**Your goal:** Extract each line of the data below exactly as written.

**Stored data:**
»»
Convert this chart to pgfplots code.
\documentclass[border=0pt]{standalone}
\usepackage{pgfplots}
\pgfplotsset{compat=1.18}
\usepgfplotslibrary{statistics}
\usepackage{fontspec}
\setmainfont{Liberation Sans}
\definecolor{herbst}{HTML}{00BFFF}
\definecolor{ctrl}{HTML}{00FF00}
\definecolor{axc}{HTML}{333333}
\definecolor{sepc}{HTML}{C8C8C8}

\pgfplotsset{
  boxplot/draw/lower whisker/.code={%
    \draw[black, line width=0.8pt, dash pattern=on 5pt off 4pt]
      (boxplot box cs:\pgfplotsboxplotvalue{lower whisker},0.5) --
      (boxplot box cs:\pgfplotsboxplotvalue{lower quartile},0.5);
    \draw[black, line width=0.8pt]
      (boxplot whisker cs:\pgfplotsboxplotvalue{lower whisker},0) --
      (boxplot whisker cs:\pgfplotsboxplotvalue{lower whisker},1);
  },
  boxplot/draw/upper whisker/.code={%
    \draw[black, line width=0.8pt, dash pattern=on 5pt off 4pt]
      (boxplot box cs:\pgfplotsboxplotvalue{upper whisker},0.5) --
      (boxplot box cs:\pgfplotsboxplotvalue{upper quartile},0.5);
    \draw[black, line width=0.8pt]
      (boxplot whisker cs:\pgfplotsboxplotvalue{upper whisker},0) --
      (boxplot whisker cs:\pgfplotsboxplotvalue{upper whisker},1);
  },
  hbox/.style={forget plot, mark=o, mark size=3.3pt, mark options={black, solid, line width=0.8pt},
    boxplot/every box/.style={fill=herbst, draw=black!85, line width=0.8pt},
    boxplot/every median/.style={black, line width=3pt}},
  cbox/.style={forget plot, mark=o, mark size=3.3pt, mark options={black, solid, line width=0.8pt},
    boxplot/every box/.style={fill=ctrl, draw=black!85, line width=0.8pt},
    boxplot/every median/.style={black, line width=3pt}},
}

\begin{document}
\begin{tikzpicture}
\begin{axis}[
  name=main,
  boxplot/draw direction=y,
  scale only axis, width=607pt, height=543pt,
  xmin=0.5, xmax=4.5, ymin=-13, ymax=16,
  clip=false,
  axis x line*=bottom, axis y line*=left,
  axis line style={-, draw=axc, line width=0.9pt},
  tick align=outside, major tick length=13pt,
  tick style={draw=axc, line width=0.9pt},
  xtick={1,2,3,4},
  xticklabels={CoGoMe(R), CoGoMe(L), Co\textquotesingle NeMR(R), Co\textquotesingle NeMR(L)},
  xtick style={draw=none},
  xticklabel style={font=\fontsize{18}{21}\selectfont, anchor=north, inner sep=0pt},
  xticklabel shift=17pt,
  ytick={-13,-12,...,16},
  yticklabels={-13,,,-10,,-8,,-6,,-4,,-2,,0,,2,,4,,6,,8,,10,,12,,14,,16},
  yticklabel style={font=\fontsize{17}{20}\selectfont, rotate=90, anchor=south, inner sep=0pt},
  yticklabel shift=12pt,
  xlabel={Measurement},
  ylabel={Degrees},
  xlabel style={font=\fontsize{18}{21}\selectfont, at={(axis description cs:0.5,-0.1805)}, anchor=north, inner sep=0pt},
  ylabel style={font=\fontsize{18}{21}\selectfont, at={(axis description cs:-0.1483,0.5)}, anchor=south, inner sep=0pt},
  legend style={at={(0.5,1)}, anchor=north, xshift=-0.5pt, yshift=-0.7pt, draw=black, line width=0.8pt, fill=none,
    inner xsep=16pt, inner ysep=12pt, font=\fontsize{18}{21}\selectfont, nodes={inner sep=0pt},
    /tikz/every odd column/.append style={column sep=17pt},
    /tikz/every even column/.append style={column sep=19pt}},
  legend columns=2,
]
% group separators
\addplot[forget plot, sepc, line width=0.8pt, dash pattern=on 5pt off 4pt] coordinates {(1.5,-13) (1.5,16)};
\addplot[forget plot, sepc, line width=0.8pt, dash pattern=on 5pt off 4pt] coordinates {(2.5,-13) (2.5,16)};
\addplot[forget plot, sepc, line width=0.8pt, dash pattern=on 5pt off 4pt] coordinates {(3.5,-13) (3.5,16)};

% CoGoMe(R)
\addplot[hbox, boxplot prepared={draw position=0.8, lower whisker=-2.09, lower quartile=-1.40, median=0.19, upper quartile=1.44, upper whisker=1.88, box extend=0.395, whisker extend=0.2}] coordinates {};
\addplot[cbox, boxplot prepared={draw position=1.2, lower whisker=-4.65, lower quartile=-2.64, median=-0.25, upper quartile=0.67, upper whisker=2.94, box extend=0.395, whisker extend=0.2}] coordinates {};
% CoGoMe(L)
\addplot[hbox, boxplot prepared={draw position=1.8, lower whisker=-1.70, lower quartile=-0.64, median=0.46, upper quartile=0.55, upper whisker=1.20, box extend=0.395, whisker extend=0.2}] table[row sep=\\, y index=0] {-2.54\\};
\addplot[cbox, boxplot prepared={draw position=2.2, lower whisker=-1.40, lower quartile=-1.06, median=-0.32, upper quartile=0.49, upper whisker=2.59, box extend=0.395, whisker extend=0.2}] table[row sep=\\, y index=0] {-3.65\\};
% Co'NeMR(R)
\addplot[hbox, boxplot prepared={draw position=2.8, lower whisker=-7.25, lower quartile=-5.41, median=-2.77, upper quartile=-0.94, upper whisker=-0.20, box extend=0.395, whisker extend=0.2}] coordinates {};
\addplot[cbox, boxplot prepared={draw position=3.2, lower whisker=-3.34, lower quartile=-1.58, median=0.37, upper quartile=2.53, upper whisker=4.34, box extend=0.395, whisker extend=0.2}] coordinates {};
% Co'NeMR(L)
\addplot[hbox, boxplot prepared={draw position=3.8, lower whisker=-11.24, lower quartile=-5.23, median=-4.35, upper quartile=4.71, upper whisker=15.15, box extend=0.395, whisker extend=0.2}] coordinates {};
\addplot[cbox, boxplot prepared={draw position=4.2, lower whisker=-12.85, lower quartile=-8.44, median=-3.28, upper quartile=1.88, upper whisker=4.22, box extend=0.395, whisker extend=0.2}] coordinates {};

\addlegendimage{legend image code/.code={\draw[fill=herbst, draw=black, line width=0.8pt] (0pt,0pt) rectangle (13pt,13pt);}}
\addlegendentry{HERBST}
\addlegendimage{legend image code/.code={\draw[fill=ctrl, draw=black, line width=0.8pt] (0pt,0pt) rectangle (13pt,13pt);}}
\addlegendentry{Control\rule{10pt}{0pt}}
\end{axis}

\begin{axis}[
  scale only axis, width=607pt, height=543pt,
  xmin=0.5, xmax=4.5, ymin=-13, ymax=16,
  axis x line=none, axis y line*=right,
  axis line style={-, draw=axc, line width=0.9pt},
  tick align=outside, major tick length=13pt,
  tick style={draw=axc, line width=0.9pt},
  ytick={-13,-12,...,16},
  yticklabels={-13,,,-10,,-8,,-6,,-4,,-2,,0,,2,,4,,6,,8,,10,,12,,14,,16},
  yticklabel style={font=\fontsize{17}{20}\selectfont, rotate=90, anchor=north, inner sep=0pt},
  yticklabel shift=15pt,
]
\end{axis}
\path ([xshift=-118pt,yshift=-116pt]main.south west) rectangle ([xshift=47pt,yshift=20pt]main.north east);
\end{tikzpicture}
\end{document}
««
**Full response:**
Convert this chart to pgfplots code.
\documentclass[border=0pt]{standalone}
\usepackage{pgfplots}
\pgfplotsset{compat=1.18}
\usepgfplotslibrary{statistics}
\usepackage{fontspec}
\setmainfont{Liberation Sans}
\definecolor{herbst}{HTML}{00BFFF}
\definecolor{ctrl}{HTML}{00FF00}
\definecolor{axc}{HTML}{333333}
\definecolor{sepc}{HTML}{C8C8C8}

\pgfplotsset{
  boxplot/draw/lower whisker/.code={%
    \draw[black, line width=0.8pt, dash pattern=on 5pt off 4pt]
      (boxplot box cs:\pgfplotsboxplotvalue{lower whisker},0.5) --
      (boxplot box cs:\pgfplotsboxplotvalue{lower quartile},0.5);
    \draw[black, line width=0.8pt]
      (boxplot whisker cs:\pgfplotsboxplotvalue{lower whisker},0) --
      (boxplot whisker cs:\pgfplotsboxplotvalue{lower whisker},1);
  },
  boxplot/draw/upper whisker/.code={%
    \draw[black, line width=0.8pt, dash pattern=on 5pt off 4pt]
      (boxplot box cs:\pgfplotsboxplotvalue{upper whisker},0.5) --
      (boxplot box cs:\pgfplotsboxplotvalue{upper quartile},0.5);
    \draw[black, line width=0.8pt]
      (boxplot whisker cs:\pgfplotsboxplotvalue{upper whisker},0) --
      (boxplot whisker cs:\pgfplotsboxplotvalue{upper whisker},1);
  },
  hbox/.style={forget plot, mark=o, mark size=3.3pt, mark options={black, solid, line width=0.8pt},
    boxplot/every box/.style={fill=herbst, draw=black!85, line width=0.8pt},
    boxplot/every median/.style={black, line width=3pt}},
  cbox/.style={forget plot, mark=o, mark size=3.3pt, mark options={black, solid, line width=0.8pt},
    boxplot/every box/.style={fill=ctrl, draw=black!85, line width=0.8pt},
    boxplot/every median/.style={black, line width=3pt}},
}

\begin{document}
\begin{tikzpicture}
\begin{axis}[
  name=main,
  boxplot/draw direction=y,
  scale only axis, width=607pt, height=543pt,
  xmin=0.5, xmax=4.5, ymin=-13, ymax=16,
  clip=false,
  axis x line*=bottom, axis y line*=left,
  axis line style={-, draw=axc, line width=0.9pt},
  tick align=outside, major tick length=13pt,
  tick style={draw=axc, line width=0.9pt},
  xtick={1,2,3,4},
  xticklabels={CoGoMe(R), CoGoMe(L), Co\textquotesingle NeMR(R), Co\textquotesingle NeMR(L)},
  xtick style={draw=none},
  xticklabel style={font=\fontsize{18}{21}\selectfont, anchor=north, inner sep=0pt},
  xticklabel shift=17pt,
  ytick={-13,-12,...,16},
  yticklabels={-13,,,-10,,-8,,-6,,-4,,-2,,0,,2,,4,,6,,8,,10,,12,,14,,16},
  yticklabel style={font=\fontsize{17}{20}\selectfont, rotate=90, anchor=south, inner sep=0pt},
  yticklabel shift=12pt,
  xlabel={Measurement},
  ylabel={Degrees},
  xlabel style={font=\fontsize{18}{21}\selectfont, at={(axis description cs:0.5,-0.1805)}, anchor=north, inner sep=0pt},
  ylabel style={font=\fontsize{18}{21}\selectfont, at={(axis description cs:-0.1483,0.5)}, anchor=south, inner sep=0pt},
  legend style={at={(0.5,1)}, anchor=north, xshift=-0.5pt, yshift=-0.7pt, draw=black, line width=0.8pt, fill=none,
    inner xsep=16pt, inner ysep=12pt, font=\fontsize{18}{21}\selectfont, nodes={inner sep=0pt},
    /tikz/every odd column/.append style={column sep=17pt},
    /tikz/every even column/.append style={column sep=19pt}},
  legend columns=2,
]
% group separators
\addplot[forget plot, sepc, line width=0.8pt, dash pattern=on 5pt off 4pt] coordinates {(1.5,-13) (1.5,16)};
\addplot[forget plot, sepc, line width=0.8pt, dash pattern=on 5pt off 4pt] coordinates {(2.5,-13) (2.5,16)};
\addplot[forget plot, sepc, line width=0.8pt, dash pattern=on 5pt off 4pt] coordinates {(3.5,-13) (3.5,16)};

% CoGoMe(R)
\addplot[hbox, boxplot prepared={draw position=0.8, lower whisker=-2.09, lower quartile=-1.40, median=0.19, upper quartile=1.44, upper whisker=1.88, box extend=0.395, whisker extend=0.2}] coordinates {};
\addplot[cbox, boxplot prepared={draw position=1.2, lower whisker=-4.65, lower quartile=-2.64, median=-0.25, upper quartile=0.67, upper whisker=2.94, box extend=0.395, whisker extend=0.2}] coordinates {};
% CoGoMe(L)
\addplot[hbox, boxplot prepared={draw position=1.8, lower whisker=-1.70, lower quartile=-0.64, median=0.46, upper quartile=0.55, upper whisker=1.20, box extend=0.395, whisker extend=0.2}] table[row sep=\\, y index=0] {-2.54\\};
\addplot[cbox, boxplot prepared={draw position=2.2, lower whisker=-1.40, lower quartile=-1.06, median=-0.32, upper quartile=0.49, upper whisker=2.59, box extend=0.395, whisker extend=0.2}] table[row sep=\\, y index=0] {-3.65\\};
% Co'NeMR(R)
\addplot[hbox, boxplot prepared={draw position=2.8, lower whisker=-7.25, lower quartile=-5.41, median=-2.77, upper quartile=-0.94, upper whisker=-0.20, box extend=0.395, whisker extend=0.2}] coordinates {};
\addplot[cbox, boxplot prepared={draw position=3.2, lower whisker=-3.34, lower quartile=-1.58, median=0.37, upper quartile=2.53, upper whisker=4.34, box extend=0.395, whisker extend=0.2}] coordinates {};
% Co'NeMR(L)
\addplot[hbox, boxplot prepared={draw position=3.8, lower whisker=-11.24, lower quartile=-5.23, median=-4.35, upper quartile=4.71, upper whisker=15.15, box extend=0.395, whisker extend=0.2}] coordinates {};
\addplot[cbox, boxplot prepared={draw position=4.2, lower whisker=-12.85, lower quartile=-8.44, median=-3.28, upper quartile=1.88, upper whisker=4.22, box extend=0.395, whisker extend=0.2}] coordinates {};

\addlegendimage{legend image code/.code={\draw[fill=herbst, draw=black, line width=0.8pt] (0pt,0pt) rectangle (13pt,13pt);}}
\addlegendentry{HERBST}
\addlegendimage{legend image code/.code={\draw[fill=ctrl, draw=black, line width=0.8pt] (0pt,0pt) rectangle (13pt,13pt);}}
\addlegendentry{Control\rule{10pt}{0pt}}
\end{axis}

\begin{axis}[
  scale only axis, width=607pt, height=543pt,
  xmin=0.5, xmax=4.5, ymin=-13, ymax=16,
  axis x line=none, axis y line*=right,
  axis line style={-, draw=axc, line width=0.9pt},
  tick align=outside, major tick length=13pt,
  tick style={draw=axc, line width=0.9pt},
  ytick={-13,-12,...,16},
  yticklabels={-13,,,-10,,-8,,-6,,-4,,-2,,0,,2,,4,,6,,8,,10,,12,,14,,16},
  yticklabel style={font=\fontsize{17}{20}\selectfont, rotate=90, anchor=north, inner sep=0pt},
  yticklabel shift=15pt,
]
\end{axis}
\path ([xshift=-118pt,yshift=-116pt]main.south west) rectangle ([xshift=47pt,yshift=20pt]main.north east);
\end{tikzpicture}
\end{document}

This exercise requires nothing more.